The basic flow of messages through our system is:
- The logstash-relay pod in other Kube stacks accepts json and forwards it to a logstash-ingester in the KubeELK stack.
- The logstash ingester simply accepts and pushes into a rabbitmq queue.
- A logstash queue runner pops messages off that queue, does processing and filtering, then delivers it to one or more "destination" rabbitmq queues.
- Each destination queue has its own queue runner that sends to ES, sends to SumoLogic, sends to FooService, etc.
logstash-ingester -> queue_ingester
logstash-queue from queue_ingester -> queue_es or queue_sumologic or queue_pagerduty
logstash-es-post from queue_es -> ES
logstash-sumlogic-post from queue_sumologic -> SumoLogic
logstash-fooservice-post from queue_fooservice -> FooService
In Kube, it's common for a pod to die for any number of reasons: node scale-down, rolling-upgrade of nodes, memory issue with a pod, high load causes LivenessProbe failures, etc. When a rabbitmq pod dies, Kube reschedules it to start, usually on a different node. This results in a different IP address for the pod.
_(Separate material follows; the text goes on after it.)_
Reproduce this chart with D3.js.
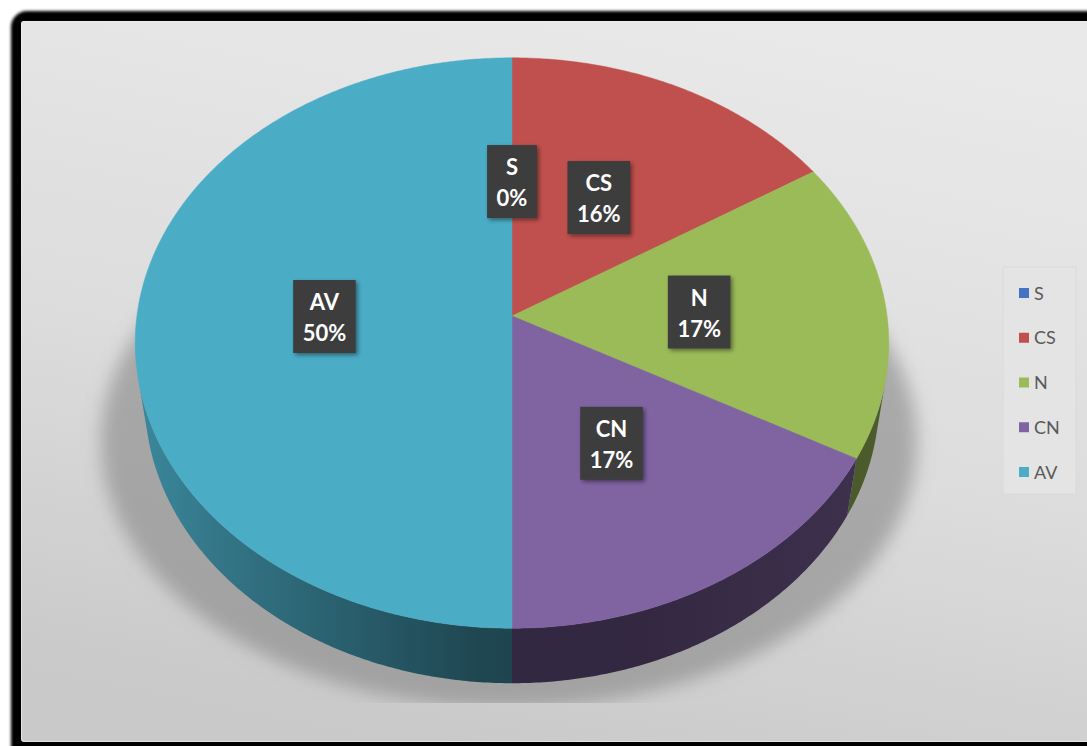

Any logstash queue runner using a queue on that rabbitmq pod sees that the connection dies, logs that it will reconnect, but it tries once, there is no further messaging, and that logstash pod hangs and never recovers. Here's some logs:
[2018-02-19T02:31:05,205][WARN ][logstash.inputs.rabbitmq ] RabbitMQ connection was closed! {:url=>"amqp://foo:XXXXXX@rabbitmq.dev-blue.svc.cluster.local:5672/", :automatic_recovery=>true, :cause=>com.rabbitmq.client.ShutdownSignalException: connection error}
[2018-02-19T04:43:53,413][WARN ][com.rabbitmq.client.impl.ForgivingExceptionHandler] An unexpected connection driver error occured (Exception message: Connection reset)
Caught exception when recovering queue queue_ingester
Caught exception when recovering consumer amq.ctag-ZX7_xgmrmnozhnU6Ba2jVQ
[2018-02-19T04:43:58,432][WARN ][logstash.inputs.rabbitmq ] RabbitMQ connection was closed! {:url=>"amqp://foo:XXXXXX@rabbitmq.dev-blue.svc.cluster.local:5672/", :automatic_recovery=>true, :cause=>com.rabbitmq.client.ShutdownSignalException: connection error}
Nothing further appears in the logs, I've waited as long as the whole weekend on low volume queues, and 3-6 million queued messages on higher volume queues (a few hours).
Here's my rabbitmq input config:
input {
rabbitmq {
exchange => "${RABBITMQ_EXCHANGE}"
queue => "${RABBITMQ_QUEUE}"
durable => true # Store messages when consumers gone
auto_delete => false # If true then queue deleted on exit of logstash... bad choice for logging
host => "${RABBITMQ_SERVER_BLUE}"
key => "${RABBITMQ_QUEUE}"
subscription_retry_interval_seconds => 5
threads => 1
connection_timeout => 10000
user => "foo"
password => "bar"
}
I do configure it to attempt to reconnect every 5 seconds, but that setting isn't useful until a connection to RabbitMQ is established. So I also configure that each connection attempt should be marked as failed after 10 seconds. By my understanding, it should be attempting to reconnect every 10 seconds. Assuming that the IP has changed on the new pod, but has the same name, it should be able to reconnect within about 2 cycles (rabbitmq is pretty quick to start up).
All I have to do to recover is delete the logstash pods and the new ones connect right up to the rabbitmq node running on the new IP and it works just fine.
Can anybody spot in my input configuration a misconfiguration or omission that would explain why logstash tries to reconnect to rabbitmq once and then never tries again?
Or is it that it's only ever trying to connect to the IP address that it first connected to rabbitmq on? I specifically use a hostname expecting it to look it up each time, and that is why I set the java security setting to 60 second cache instead of infinity. I expected that to prevent the caching of the IP forever.
Any and all suggestions are appreciated. I'm out of ideas to try.